There was a plastic pipe loosely attached to the water outlet from the utility room. So loosely attached that every day after school, whichever of us got home first would poke this pipe through the letterbox (and it's only as a type this that I wonder why the back door had a letterbox at all) and, once we'd got our hand and wrist through there too, whack the door handle a few times until it opened (it was one of those that could be opened from the inside, but not the outside, a bit like a car child-lock in reverse).

And for several years, that's how we got into the house every day after school, until the day that I cut my knee on some glass in the playground and the deputy head had to take me to the local health centre to get stitches put in. I still have a huge scar there thanks to the cack-handed doctor.

Anyway, kind soul that Mr McKenzie was, he insisted on giving me a lift home afterwards.

So there's me and him standing in the garden, and it dawned on me that he wasn't going to disappear until I was safely inside.

Oh well, time to show him the trick with the drainage tube.

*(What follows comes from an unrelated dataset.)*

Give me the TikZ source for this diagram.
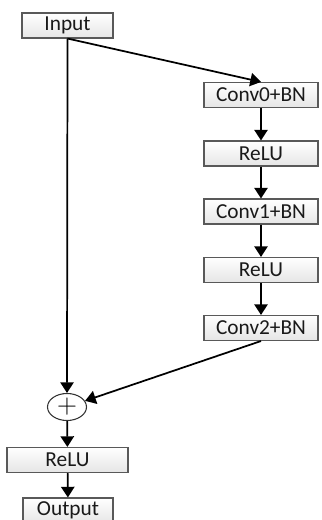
\documentclass[tikz,border=0pt]{standalone}
\usepackage{fontspec}
\setmainfont{Carlito}
\usetikzlibrary{arrows.meta, shapes.geometric}

\begin{document}
\begin{tikzpicture}[x=0.75pt, y=-0.75pt,
  box/.style={draw=black!65, line width=0.8pt, top color=white, bottom color=black!10,
    minimum height=18.75pt, inner sep=0pt, text=black!90,
    font=\fontsize{16}{19}\selectfont},
  arr/.style={line width=1.3pt, -{Triangle[width=10pt,length=8pt]}}]
\useasboundingbox (0,0) rectangle (321,520);
\node[box, minimum width=68.25pt] (inp) at (67.5,25.5) {Input};
\node[box, minimum width=85.5pt] (conv0) at (261,95) {Conv0+BN};
\node[box, minimum width=85.5pt] (relu0) at (261,153.5) {ReLU};
\node[box, minimum width=85.5pt] (conv1) at (261,211.5) {Conv1+BN};
\node[box, minimum width=85.5pt] (relu1) at (261,270) {ReLU};
\node[box, minimum width=85.5pt] (conv2) at (261,328) {Conv2+BN};
\node[draw=black!80, line width=0.8pt, ellipse, minimum width=29.25pt, minimum height=20.25pt,
  inner sep=0pt, font=\fontsize{21}{24}\selectfont] (add) at (67,407) {$+$};
\node[box, minimum width=90.75pt] (relu2) at (67.5,460) {ReLU};
\node[box, minimum width=67.5pt] (out) at (68,510.5) {Output};
\draw[arr] (inp.south) -- (add.north);
\draw[arr] (inp.south) -- (conv0.north);
\draw[arr] (conv0) -- (relu0);
\draw[arr] (relu0) -- (conv1);
\draw[arr] (conv1) -- (relu1);
\draw[arr] (relu1) -- (conv2);
\draw[arr] (conv2.south) -- (add);
\draw[arr] (add) -- (relu2);
\draw[arr] (relu2) -- (out);
\end{tikzpicture}
\end{document}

I'd like to think he was impressed.

All I know is that my parents were summoned to the school the following day, and a couple of days after that we each got presented with a shiny new key and a nice bit of string to dangle it round our necks.
(, Mon 24 Nov 2008, 14:14, 3 replies)
Did they do anything about the door?
The fact that probably every door in the estate could be opened that easily was surely disconcerting, no?
(, Mon 24 Nov 2008, 17:22, closed)
That's a good point
And why didn't it occur to me to go on a mini-crimewave and turn the neighbours over? Hmmm.

We didn't have anything worth nicking which is probably why my parents were so relaxed about it.
(, Tue 25 Nov 2008, 10:31, closed)
our front door was crap
i'd forget my keys most days and have to gain entry using a stick (left next to the door for just this purpose), the letter box and one double-jointed wrist.

Then we got double-glazing and one of those horrible white plastic doors and I had to start remembering to take my key.